Missional Leadership 3 -- Cultivating Leadership
The Missional Leader: Equipping Your Church to Reach a Changing World , is being used to by the Holy Spirit to reshape and recast my grasp on the nature of pastoral leadership. I did a quick read through the book a week ago and now I am doing the slow, reflective read. It has been very fruitful -- not just in the sense that it is a good book with good ideas (it is that), but in that the Holy Spirit is using it to speak into my life.
The central metaphor the author's use to describe missional leadership is cultivating leadership. This kind of leadership cultivates the life of God in a community the way a farmer cultivates a field of corn. A cultivating leader models and teaches the practices and processes that aid a church in discerning the life and voice of the Holy Spirit and following him into God's future.
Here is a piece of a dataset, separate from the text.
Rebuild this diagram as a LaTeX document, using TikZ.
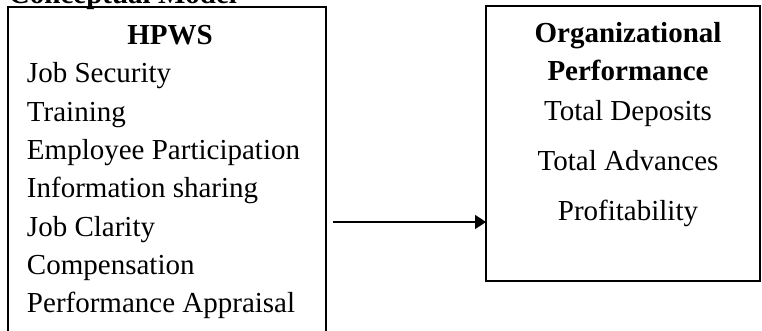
\documentclass[tikz,border=0pt]{standalone}
\usepackage{fontspec}
\setmainfont{Liberation Serif}
\usetikzlibrary{positioning, arrows.meta}

\begin{document}
\begin{tikzpicture}[
    x=1pt, y=-1pt,
    >={Triangle[length=11pt,width=14pt]},
    every node/.style={inner sep=0pt, outer sep=0pt,
        font=\fontsize{29}{35}\selectfont},
    box/.style={
        draw,
        rectangle,
        line width=1.6pt,
        anchor=north west
    },
    head/.style={font=\fontsize{29}{35}\selectfont\bfseries},
    item/.style={anchor=base west}
]
\clip (0,0) rectangle (762,331);

% title
\node[head, anchor=base west] (title) at (9,4) {Conceptual Model};
% boxes
\node[box, minimum width=318pt, minimum height=340pt] (hpws) at (8,7) {};
\node[box, minimum width=274pt, minimum height=275pt] (orgperf) at (486,6) {};
% left box text
\node[head, anchor=base] (hpwshead) at (170,45) {HPWS};
\foreach \txt [count=\i from 0] in {Job Security, Training,
    Employee Participation, Information sharing, Job Clarity,
    Compensation, Performance Appraisal}
    \node[item] (hp\i) at (27,{83+38.3*\i}) {\txt};
% right box text
\node[head, anchor=base] (orghead) at (628,43) {Organizational};
\node[head, anchor=base] (perfhead) at (628,81) {Performance};
\node[anchor=base] (deposits) at (628,121) {Total Deposits};
\node[anchor=base] (advances) at (628,171) {Total Advances};
\node[anchor=base] (profit) at (628,220) {Profitability};
% link
\coordinate (arrowstart) at (333,222);
\draw[->, line width=1.6pt] (arrowstart) -- (arrowstart -| orgperf.west);
\end{tikzpicture}
\end{document}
In contrast is the command and control leader. This isn't necessarily a high powered executive type leader. It is simply the model that says vision and formation of a community comes out of the mind and the heart of the pastor and then the congregation carries those two things out. The book does not deny that a pastor has a leadership role and authority under God. The point is that he exercises his leadership with the end of cultivating what God is doing in his people. Kingdom work and kingdom fruit are not in the hands of the pastor. The pastor simply labors in the field in conjunction with what God is doing with the field.
1 comment:
A good follow-up read is Breaking the Missional Code by Ed Stetzer and David Putman. It's written along the same lines as The Missional Leader. You'll have to navigate through a lot of typo's, though. The proof-reader wasn't very attentive.